Thursday, XXVII Week of ordinary Time

(Malachi 3:13-20b)

“Do we have to fear God?” a man asked a priest after Mass one day. When he received a positive reply, the man walked away shaking his head. Perhaps the priest, if he had time to think, might have said more precisely, “That depends on what you mean by fear.” The prophet Malachi gives us plenty of reason to fear God’s punishment. “For lo, the day is coming, blazing like an oven,” he says, “when all the proud and all evildoers will be stubble...” But St. Thomas Aquinas assures us, however, that the more we love God, the more our fear of punishment turns into a filial fear of offending someone so good.

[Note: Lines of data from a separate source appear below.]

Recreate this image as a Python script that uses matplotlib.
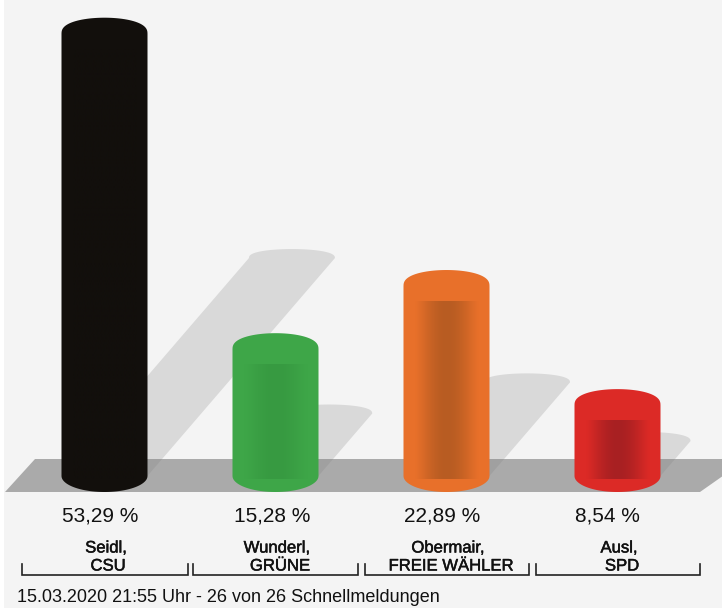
import numpy as np
import matplotlib
matplotlib.use("Agg")
import matplotlib.pyplot as plt
import matplotlib.patheffects as pe
from matplotlib.patches import Polygon, Rectangle, Ellipse

first_names = ["Seidl,", "Wunderl,", "Obermair,", "Ausl,"]
party_names = ["CSU", "GRÜNE", "FREIE WÄHLER", "SPD"]
shares = [53.29, 15.28, 22.89, 8.54]
share_labels = ["53,29 %", "15,28 %", "22,89 %", "8,54 %"]
body_colors = ["#120f0c", "#3ea648", "#e8702a", "#dc2a26"]
core_colors = ["#120f0c", "#379a41", "#b85c22", "#a82022"]
footer = "15.03.2020 21:55 Uhr - 26 von 26 Schnellmeldungen"

plt.rcParams["font.family"] = ["Liberation Sans", "DejaVu Sans"]

# layout: pixels per category and per percentage point
SX, SY = 171.0, 8.3
X0, Y0 = 104.5, 476.0
W, H = 722, 608
HALF_W = 43 / SX
RY = 16 / SY
share_x = [100, 272, 442, 607]
first_x = [106, 277, 448, 619]
party_x = [108, 280, 451, 622]
bracket_edges = [(22, 188), (193, 358), (365, 529), (536, 700)]

def hexrgb(c):
    return np.array(matplotlib.colors.to_rgb(c))

def px(x):
    return (x - X0) / SX

def py(y):
    return (Y0 - y) / SY

fig = plt.figure(figsize=(W / 100, H / 100), dpi=100, facecolor="white")
ax = fig.add_axes([0, 0, 1, 1])
ax.axis("off")

ax.add_patch(Rectangle((px(4), py(H)), px(W) - px(4), py(0) - py(H), fc="#f4f4f4", ec="none", zorder=0))

# cast shadows: sheared copy of each cylinder
SHADOW_RISE = 4.09 / SY
SHADOW_SHEAR = 0.86
t = np.linspace(0, np.pi, 40)
for i, v in enumerate(shares):
    rise = v * SHADOW_RISE
    shift = rise * SY * SHADOW_SHEAR / SX
    arc_x = i + shift + HALF_W * np.cos(t)
    arc_y = rise + (9 / SY) * np.sin(t) ** 0.8
    pts = np.column_stack([arc_x, arc_y])
    ax.add_patch(Polygon(np.vstack([[[i + HALF_W, 0]], pts, [[i - HALF_W, 0]]]),
                         closed=True, fc="#d9d9d9", ec="none", zorder=1))

# floor
ax.add_patch(Polygon([[px(5), py(492)], [px(35), py(459)], [px(W + 25), py(459)], [px(700), py(492)]],
                     closed=True, fc="#808080", ec="none", alpha=0.63, zorder=2))

# cylinders
for i, (v, c, core) in enumerate(zip(shares, body_colors, core_colors)):
    tt = np.linspace(0, np.pi, 50)
    top = np.column_stack([i + HALF_W * np.cos(tt), v + RY * np.sin(tt) ** 0.8])
    bot = np.column_stack([i - HALF_W * np.cos(tt), -RY * np.sin(tt)])
    ax.add_patch(Polygon(np.vstack([top, bot]), closed=True, fc=c, ec="none", zorder=3))
    # darker core with a horizontal gradient, below the cap
    u = np.linspace(-1, 1, 120)
    w = (np.cos(u * np.pi / 2) ** 1.2)[None, :, None]
    rgb = hexrgb(c)[None, None, :] * (1 - w) + hexrgb(core)[None, None, :] * w
    core_half = 32 / SX
    core_top = v - RY
    ax.imshow(rgb, extent=[i - core_half, i + core_half, -RY * 0.2, core_top],
              aspect="auto", zorder=4, interpolation="bilinear")

ax.set_xlim(px(0), px(W))
ax.set_ylim(py(H), py(0))

# value labels and names
stroke = [pe.withStroke(linewidth=0.35, foreground="#111111")]
for i in range(len(shares)):
    ax.text(px(share_x[i]), py(516), share_labels[i], ha="center", va="center", fontsize=15,
            color="#111111", zorder=6)
    ax.text(px(first_x[i]), py(548), first_names[i], ha="center", va="center", fontsize=12,
            color="#111111", zorder=6, path_effects=stroke)
    ax.text(px(party_x[i]), py(566), party_names[i], ha="center", va="center", fontsize=12,
            color="#111111", zorder=6, path_effects=stroke)

# brackets
for a, b in bracket_edges:
    ax.plot([px(a), px(a), px(b), px(b)], [py(564), py(575), py(575), py(564)],
            color="#222222", lw=1.2, solid_joinstyle="miter", zorder=6)

ax.text(px(17), py(597), footer, ha="left", va="center", fontsize=13, color="#111111", zorder=6)

fig.savefig("out.png", dpi=100)
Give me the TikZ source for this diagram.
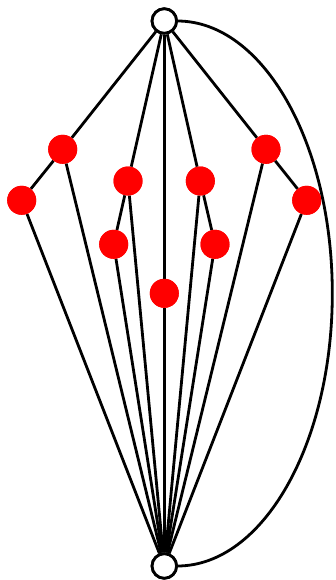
\documentclass[tikz,border=0pt]{standalone}
\begin{document}
\begin{tikzpicture}[x=1pt,y=-1pt,
  wnode/.style={circle,draw=black,fill=white,line width=2.8pt,minimum size=24.5pt,inner sep=0pt},
  rnode/.style={circle,fill=red,minimum size=29pt,inner sep=0pt},
  edge/.style={line width=2.8pt,black}]
\useasboundingbox (0,0) rectangle (335,580);
\node[wnode] (t) at (164.3,21) {};
\node[wnode] (b) at (164.3,566) {};
\node[rnode] (a1) at (62.7,149.3) {};
\node[rnode] (a2) at (21.7,200.3) {};
\node[rnode] (c1) at (128,181) {};
\node[rnode] (c2) at (113.7,244.3) {};
\node[rnode] (m) at (164.3,293.3) {};
\node[rnode] (d1) at (200.3,181) {};
\node[rnode] (d2) at (215,244.3) {};
\node[rnode] (e1) at (266,149.3) {};
\node[rnode] (e2) at (306.7,200.3) {};
\draw[edge] (t) -- (a1); \draw[edge] (a1) -- (a2);
\draw[edge] (a1) -- (b); \draw[edge] (a2) -- (b);
\draw[edge] (t) -- (c1); \draw[edge] (c1) -- (c2);
\draw[edge] (c1) -- (b); \draw[edge] (c2) -- (b);
\draw[edge] (t) -- (m); \draw[edge] (m) -- (b);
\draw[edge] (t) -- (d1); \draw[edge] (d1) -- (d2);
\draw[edge] (d1) -- (b); \draw[edge] (d2) -- (b);
\draw[edge] (t) -- (e1); \draw[edge] (e1) -- (e2);
\draw[edge] (e1) -- (b); \draw[edge] (e2) -- (b);
\draw[edge] (t.center) ++(13,0) arc[start angle=-90,end angle=90,x radius=155,y radius=272.5];
\node[wnode] at (t) {};
\node[wnode] at (b) {};
\node[rnode] at (a1) {};
\node[rnode] at (a2) {};
\node[rnode] at (c1) {};
\node[rnode] at (c2) {};
\node[rnode] at (m) {};
\node[rnode] at (d1) {};
\node[rnode] at (d2) {};
\node[rnode] at (e1) {};
\node[rnode] at (e2) {};
\end{tikzpicture}
\end{document}
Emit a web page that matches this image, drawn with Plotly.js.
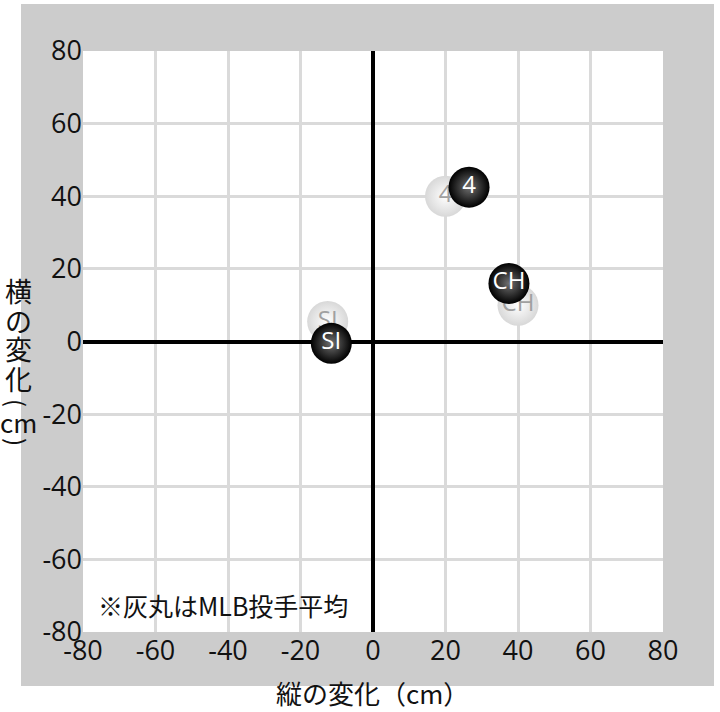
<!DOCTYPE html>
<html><head><meta charset="utf-8">
<script src="https://cdn.plot.ly/plotly-3.0.1.min.js"></script>
<style>html,body{margin:0;padding:0;background:#fff}#chart{width:720px;height:712px}</style>
</head><body><div id="chart"></div>
<script>
const pitchLabels = ['4', 'CH', 'SI'];
const mlbVertical = [20, 40, -12.5];
const mlbHorizontal = [40, 10, 5.5];
const playerVertical = [26.5, 37.5, -11.5];
const playerHorizontal = [42.5, 16, -0.5];
const tickVals = [-80, -60, -40, -20, 0, 20, 40, 60, 80];
const xTitle = '縦の変化（cm）';
const yTitleChars = ['横', 'の', '変', '化', '(', 'cm', ')'];
const noteText = '※灰丸はMLB投手平均';

const FONT = 'Open Sans, Noto Sans CJK JP, sans-serif';
const CJK = 'Noto Sans CJK JP, sans-serif';

// layout geometry (pixels)
const PLOT_L = 83, PLOT_R = 663, PLOT_T = 51, PLOT_B = 632;
const W = 720, H = 712;
const PW = PLOT_R - PLOT_L, PH = PLOT_B - PLOT_T;
const px2x = p => (p - PLOT_L) / PW;
const py2y = p => (PLOT_B - p) / PH;
const yTitleCenters = [290, 320, 348, 378, 403, 421, 442];
const yTitleAngles = [0, 0, 0, 0, 90, 0, 90];
const yTitleSizes = [27, 27, 27, 27, 24, 26, 24];

const traces = [
  {
    type: 'scatter', mode: 'markers+text',
    x: mlbVertical, y: mlbHorizontal, text: pitchLabels,
    textposition: 'middle center',
    textfont: {family: FONT, size: 24, color: '#a0a0a0'},
    marker: {size: 41, color: '#d8d8d8', gradient: {type: 'radial', color: '#ffffff'}, line: {width: 0}},
    cliponaxis: false, hoverinfo: 'skip', showlegend: false
  },
  {
    type: 'scatter', mode: 'markers+text',
    x: playerVertical, y: playerHorizontal, text: pitchLabels,
    textposition: 'middle center',
    textfont: {family: FONT, size: 24, color: '#ffffff'},
    marker: {size: 41, color: '#000000', gradient: {type: 'radial', color: '#707070'}, line: {width: 0}},
    cliponaxis: false, hoverinfo: 'skip', showlegend: false
  }
];

const axisCommon = {
  range: [-80, 80], tickvals: tickVals, ticktext: tickVals.map(String),
  showgrid: true, gridcolor: '#dadada', gridwidth: 3,
  zeroline: true, zerolinecolor: '#000000', zerolinewidth: 4,
  showline: false, ticks: '', fixedrange: true,
  tickfont: {family: FONT, size: 27, color: '#111111'}
};

const yTitleAnns = yTitleChars.map((c, i) => ({
  xref: 'paper', yref: 'paper', x: px2x(18), y: py2y(yTitleCenters[i]),
  xanchor: 'center', yanchor: 'middle', text: c, showarrow: false,
  textangle: yTitleAngles[i], borderpad: 0,
  font: {family: CJK, size: yTitleSizes[i], color: '#111111'}
}));

const layout = {
  width: W, height: H,
  margin: {l: PLOT_L, r: W - PLOT_R, t: PLOT_T, b: H - PLOT_B, pad: 0},
  paper_bgcolor: '#ffffff', plot_bgcolor: '#ffffff',
  xaxis: Object.assign({}, axisCommon, {title: {text: ''}}),
  yaxis: Object.assign({}, axisCommon, {title: {text: ''}}),
  shapes: [
    {type: 'rect', xref: 'paper', yref: 'paper', x0: px2x(21), x1: px2x(714), y0: py2y(686), y1: py2y(4),
     fillcolor: '#cccccc', line: {width: 0}, layer: 'below'},
    {type: 'rect', xref: 'paper', yref: 'paper', x0: 0, x1: 1, y0: 0, y1: 1,
     fillcolor: '#ffffff', line: {width: 0}, layer: 'below'}
  ],
  annotations: yTitleAnns.concat([
    {xref: 'paper', yref: 'paper', x: px2x(372), y: py2y(692), xanchor: 'center', yanchor: 'middle',
     text: xTitle, showarrow: false,
     font: {family: CJK, size: 26, color: '#111111'}},
    {xref: 'paper', yref: 'paper', x: px2x(96), y: py2y(605), xanchor: 'left', yanchor: 'middle',
     text: noteText, showarrow: false,
     font: {family: CJK, size: 25, color: '#111111'}}
  ])
};

Plotly.newPlot('chart', traces, layout, {staticPlot: true});
</script></body></html>
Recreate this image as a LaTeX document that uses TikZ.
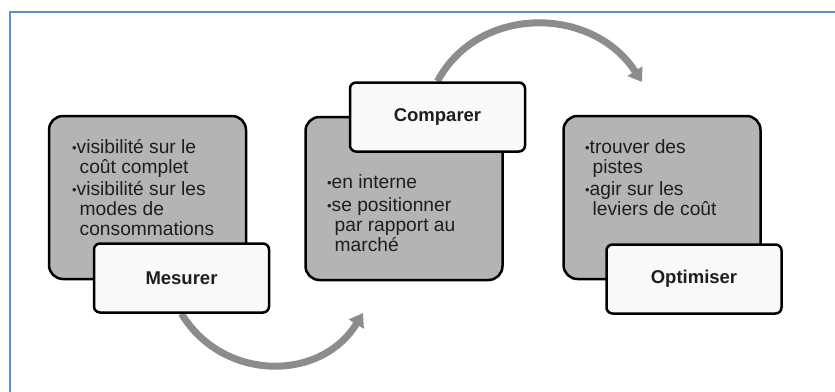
\documentclass[tikz,border=0pt]{standalone}
\usepackage{fontspec}
\setmainfont{Liberation Sans}
\usetikzlibrary{arrows.meta,backgrounds}
\definecolor{frameblue}{RGB}{98,141,208}
\definecolor{boxgrey}{RGB}{180,180,180}
\definecolor{arrowgrey}{RGB}{140,140,140}
\definecolor{txt}{RGB}{30,30,30}
\definecolor{lightbox}{RGB}{249,249,249}
\newcommand{\itm}[1]{\par\hangindent=7.5pt\hangafter=1\noindent\makebox[4.5pt][l]{\fontsize{13}{13}\selectfont\raisebox{0.5pt}{•}}#1\par}
\begin{document}
\begin{tikzpicture}[x=1pt,y=-1pt,
  greybox/.style={draw=black, line width=2.5pt, fill=boxgrey, rounded corners=14pt, inner sep=0, minimum width=197pt, minimum height=163pt},
  whitebox/.style={draw=black, line width=2.5pt, fill=lightbox, rounded corners=6pt, inner sep=0, minimum width=175pt, minimum height=69pt, font=\bfseries\fontsize{18.5}{20}\selectfont, text=txt},
  bodytext/.style={inner sep=0, anchor=base west, font=\fontsize{19.2}{20}\selectfont, text=txt},
  cyclearrow/.style={draw=arrowgrey, line width=7pt, -{Triangle[width=17pt,length=13pt]}}]
\useasboundingbox (0,0) rectangle (835,391);
\draw[frameblue, line width=2pt] (10,395) -- (10,12) -- (840,12);
% grey boxes
\node[greybox] (g1) at (147.5,197.5) {};
\node[greybox] (g2) at (404,198.5) {};
\node[greybox] (g3) at (662,197.5) {};
% body texts
\node[bodytext] (t1) at (72,153) {\vtop{\hsize=190pt\parindent=0pt\raggedright
  \itm{visibilité sur le\newline coût complet}\vspace{2pt}\itm{visibilité sur les\newline modes de\newline consommations}}};
\node[bodytext] (t2) at (327,188) {\vtop{\hsize=190pt\parindent=0pt\raggedright
  \itm{en interne}\vspace{3pt}\itm{se positionner\newline par rapport au\newline marché}}};
\node[bodytext] (t3) at (585,153) {\vtop{\hsize=190pt\parindent=0pt\raggedright
  \itm{trouver des\newline pistes}\vspace{2pt}\itm{agir sur les\newline leviers de coût}}};
% white label boxes
\node[whitebox] (w1) at (181.5,278) {Mesurer};
\node[whitebox] (w2) at (437.5,117) {Comparer};
\node[whitebox] (w3) at (694,279) {Optimiser};
% arrows
\coordinate (e1) at (363,313);
\coordinate (e2) at (642,82);
\begin{scope}[on background layer]
\draw[cyclearrow] (w1.south) .. controls (223,382) and (321,382) .. (e1);
\draw[cyclearrow] (w2.north) .. controls (478,5) and (592,5) .. (e2);
\end{scope}
\end{tikzpicture}
\end{document}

In our age of indulgence many have come to think that an all-good and all-loving God will not punish the wicked. That’s hardly the testimony of the Bible. Both the Old Testament and the New emphasize that those who do evil will pay a heavy price for their deeds. We should fear God’s justice. But this fact alone gives us reason to love God. Being all-knowing and all-caring, He is a scrupulously fair judge who does not punish unnecessarily. Like we would not want to offend a person who has lived with as much integrity as Nelson Mandela, the former president of South Africa, we would not want to cause any offense to God. Here filial fear takes over our fear of punishment so that we always do the right thing for the best reason.